Estimation Isn’t Agile

I don’t believe that estimation should be part of any Agile practice.

One of our managers recently mentioned that we hadn’t met the “contract” that we had “committed” to in our last iteration. This was complete nonsense, because A) we hadn’t made any such commitments, and B) we completed many more story points than the previous iterations (and without inflating story points).

estimates-as-deadlines

But her language made me come to several realizations. First and foremost, estimates are contracts. Sure, they’re not supposed to be treated as commitments, but they almost always are. And what does the Agile Manifesto say about this? It says that we should value customer collaboration over contract negotiation, and responding to change over following a plan. So it’s pretty clear that treating estimates as commitments is completely counter to the Agile values.

Why does this matter? What benefits do the Agile values bring us? I think the biggest benefit they bring is changing the way that we work, so that we can better deliver value to our customers. Without Agile, we’d just keep working the way we’ve always done things. And that didn’t seem to be working out so well. If we follow the Agile values and principles, at least we’ll have a fighting chance of improving our ability to deliver value.

Ask yourself — have you ever seen a software development project that was on time and on budget? Where the estimates were spot-on? Of course not. For one, we’re terrible at estimating. For another, our plans change — either from external factors, or from what we learn as we go.

Improved Estimation

To me, Agile is also about facing reality — and embracing it. It realizes that we’re terrible at estimating. It realizes that plans change. Most Agile methodologies have some tricks to counteract Hofstadter’s law. Generally, we use relative story points instead of hours, and then use an empirical factor to convert points to hours.

When this works, it is better than any other estimation I’ve ever seen. But it doesn’t work very often. People have trouble with relative estimation. How do you set the basis for what a point means without relating it to actual hours? Affinity estimation could work, but then you have to remember what the basis was. We’ve got a large distributed team, and when we tried this, we couldn’t all remember what the basis was.

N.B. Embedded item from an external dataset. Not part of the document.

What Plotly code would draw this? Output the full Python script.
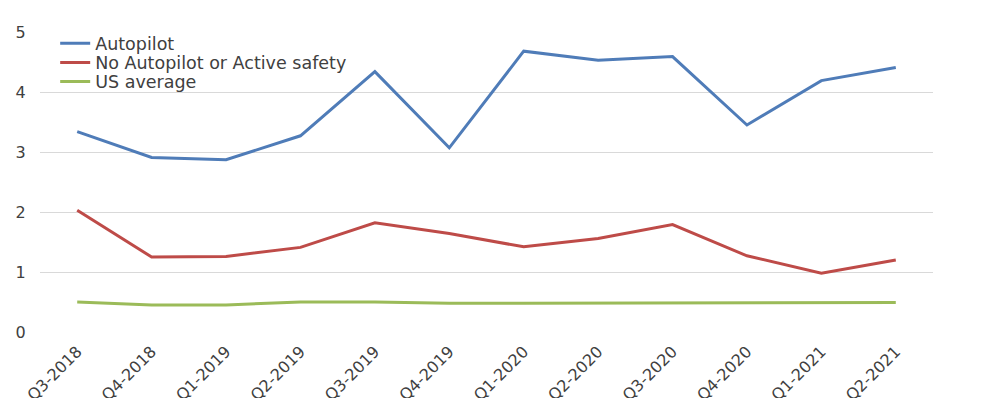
import plotly.graph_objects as go

quarters = ["Q3-2018", "Q4-2018", "Q1-2019", "Q2-2019", "Q3-2019", "Q4-2019",
            "Q1-2020", "Q2-2020", "Q3-2020", "Q4-2020", "Q1-2021", "Q2-2021"]
autopilot = [3.34, 2.91, 2.87, 3.27, 4.34, 3.07, 4.68, 4.53, 4.59, 3.45, 4.19, 4.41]
no_autopilot = [2.03, 1.25, 1.26, 1.41, 1.82, 1.64, 1.42, 1.56, 1.79, 1.27, 0.98, 1.20]
us_average = [0.50, 0.45, 0.45, 0.50, 0.50, 0.48, 0.48, 0.48, 0.48, 0.49, 0.49, 0.49]

series = [
    ("Autopilot", autopilot, "#4F7CB8", "legend"),
    ("No Autopilot or Active safety", no_autopilot, "#BE4B48", "legend2"),
    ("US average", us_average, "#9BBB59", "legend3"),
]

fig = go.Figure()
for name, vals, color, lg in series:
    fig.add_trace(go.Scatter(x=quarters, y=vals, name=name, mode="lines",
                             line=dict(color=color, width=3), legend=lg))

FONT = "DejaVu Sans"
TXT = "#404040"
leg_common = dict(x=0.017, xanchor="left", yanchor="top",
                  bgcolor="rgba(0,0,0,0)", font=dict(size=17.5, color=TXT),
                  itemwidth=30)

fig.update_layout(
    width=992, height=398,
    margin=dict(l=32, r=67, t=24, b=74),
    paper_bgcolor="white", plot_bgcolor="white",
    font=dict(family=FONT, color=TXT, size=16),
    showlegend=True,
    legend=dict(y=1.022, **leg_common),
    legend2=dict(y=0.958, **leg_common),
    legend3=dict(y=0.895, **leg_common),
    xaxis=dict(type="category", range=[-0.5, 11.5], showgrid=False,
               showline=False, zeroline=False, ticks="outside", ticklen=3,
               tickcolor="rgba(0,0,0,0)", tickangle=-45,
               tickfont=dict(size=16, color=TXT), automargin=False),
    yaxis=dict(range=[0, 5], dtick=1, showgrid=True, gridcolor="#D9D9D9",
               gridwidth=1, zeroline=False, showline=False,
               ticks="outside", ticklen=10, tickcolor="rgba(0,0,0,0)",
               tickfont=dict(size=16, color=TXT), automargin=False),
)

fig.write_html("out.html")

Since we couldn’t get affinity estimation to work, we tried changing to perfect hours (only powers of 2). But then people thought of them as time. When we took longer than the estimate on an individual story, managers and team members thought we were taking longer than we should have. So our estimates ended up causing problems.

What Can We Do Instead?

Managers want estimates so that they can have predictability. They want to know when new features will be available. Is there a better way to get what we need?

I believe there’s a better way — prioritization. If you work on the most important thing first, then the most important thing will get done first. We should always be working on the next most important thing.

What if there’s more than 1 thing that’s most important? Then you’ve failed. You’ve failed at logic if you can’t understand that only 1 thing can be most important. You’ve failed at prioritizing the customers’ needs. You’ve failed at project management.

Arguments

1. Why can’t you just tell us how long it will really take?

Because we don’t know. Because we can’t know. This is the first time we’ve ever implemented the functionality you’ve asked for. If we’d done it before, we’d just use that existing code. As Glenn Vanderburg pointed out in his excellent talk on Software Engineering, we’re not building software, we’re architecting it.

2. But we have to tell our customers what to expect.

Why? Is the product so bad that you can’t keep customers around without leading them on with future enhancements? And why do customers need exact dates? A general roadmap telling them what the priorities for upcoming features should be sufficient.

3. But we have to have messaging about new features.

OK. Then send out that messaging once the feature has made it to Staging. Or even after it’s been rolled out to Production.

4. But we’ve promised these new features to the customers by this date.

Ah, so you’ve made promises to the customer that you don’t have control over. Have you ever heard of “under-promise and over-deliver”? That’s how you create happy customers. Yet you’ve done just the opposite, haven’t you? And then you want to blame someone else.

Risk

Estimates are risk. But the risk doesn’t come at the end, when the estimates are shown to be incorrect. The risk was in asking for the estimates in the first place, and placing trust in them. Don’t do it. Don’t promise things that you can’t be sure of.

Embrace this reality. Embrace this uncertainty. Always focus on what’s most important. That’s how you make customers happy.